Exhibit 10.16.11
Form of 2007 Performance Share
Unit Agreement
For France in connection with the
2007 Incentive Award Plan
And French Sub-Plan for
Restricted Stock Units
Name of Performance Stock Unit
Recipient:
Grant Date:
Service Date, as a Condition to
Vesting:
Performance Period, as a Condition
to Vesting:
Base Year:
We are pleased to advise you of your
20 Performance Share Unit Award
(“PSU Award”) from Coca-Cola Enterprises Inc. (also
referred to as the “Company”), under the 2007 Incentive
Award Plan (the “U.S. Plan”) and the French RSU
Sub-Plan (together with the U.S. Plan, the “Plan”). The
PSU Award is subject to the terms and conditions of the Plan and as
described below.

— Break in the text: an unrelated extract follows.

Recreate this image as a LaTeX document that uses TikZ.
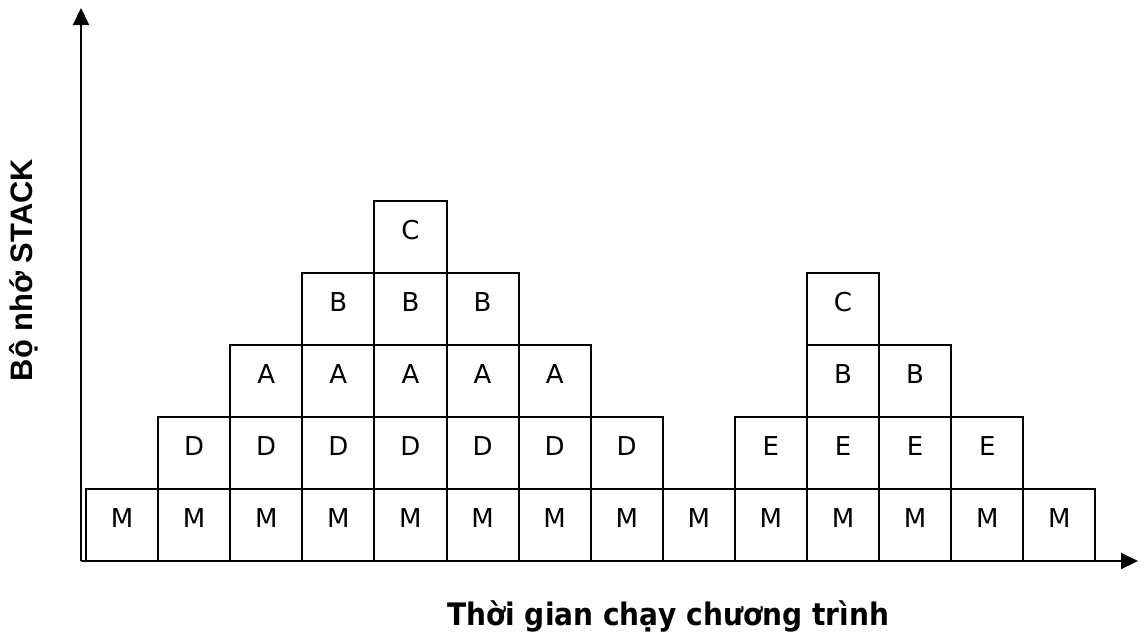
\documentclass[tikz,border=0pt]{standalone}
\usepackage{fontspec}
\setmainfont{DejaVu Sans}
\newfontfamily\arialbold{Liberation Sans}
\usetikzlibrary{arrows.meta}
\begin{document}
\begin{tikzpicture}[x=1pt,y=-1pt,
  cell/.style={draw, line width=2pt, minimum width=72.1pt, minimum height=72pt,
    inner sep=0pt, text height=19pt, text depth=15pt, font=\fontsize{26}{26}\selectfont},
  axis/.style={line width=2pt, -{Triangle[length=17pt,width=16pt]}}]
\useasboundingbox (0,0) rectangle (1146,635);
\def\cx#1{86+72.1*(#1+0.5)}
\def\cy#1{561-72*(#1+0.5)}
\newcommand\cellat[4]{\node[cell] (#1) at ({\cx{#2}},{\cy{#3}}) {#4};}
% bottom row M
\foreach \i in {0,...,13} {\node[cell] (m\i) at ({\cx{\i}},{\cy{0}}) {M};}
% D row
\foreach \i in {1,...,7} {\node[cell] (d\i) at ({\cx{\i}},{\cy{1}}) {D};}
% A row
\foreach \i in {2,...,6} {\node[cell] (a\i) at ({\cx{\i}},{\cy{2}}) {A};}
% B row
\foreach \i in {3,...,5} {\node[cell] (b\i) at ({\cx{\i}},{\cy{3}}) {B};}
\cellat{c4}{4}{4}{C}
% second call tree
\foreach \i in {9,...,12} {\node[cell] (e\i) at ({\cx{\i}},{\cy{1}}) {E};}
\foreach \i in {10,11} {\node[cell] (bb\i) at ({\cx{\i}},{\cy{2}}) {B};}
\cellat{c10}{10}{3}{C}
% axes
\coordinate (origin) at (81,561);
\coordinate (ytip) at (81,8);
\coordinate (xtip) at (1138,561);
\draw[axis] (origin) -- (ytip);
\draw[axis] (origin) -- (xtip);
% axis labels
\node[rotate=90, anchor=base, inner sep=0pt] (ylab) at (33,270)
  {\resizebox{222pt}{\height}{\fontsize{31}{31}\selectfont\arialbold\bfseries Bộ nhớ STACK}};
\node[anchor=base west, inner sep=0pt] (xlab) at (447,625.5)
  {\resizebox{442pt}{\height}{\fontsize{31}{31}\selectfont\bfseries Thời gian chạy chương trình}};
\end{tikzpicture}
\end{document}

All capitalized terms shall have the meaning
assigned to them in this agreement (the “Agreement”),
the U.S. Plan or the French RSU Sub-Plan.
By signing and returning the
acceptance form attached to this Agreement, you confirm having read
and understood the Agreement which was provided to you in English.
A request for a copy of the U.S. Plan and the French RSU Sub-Plan,
as well as any questions pertaining to the Plan should be directed
to the Company’s Stock Plan Administrator. You accept the
terms of this grant accordingly.
En renvoyant le document
signé d’acceptation qui est joint au Contrat, vous
confirmez avoir lu et compris le Contrat qui vous a
été remis en anglais. Vous pouvez demander une copie
du Plan Américain, du Sous-Plan d’attribution
d’actions gratuites français et poser toute question
relative au Plan auprès de l’Administrateur du Plan.
Vous acceptez les termes de cette attribution en connaissance de
cause.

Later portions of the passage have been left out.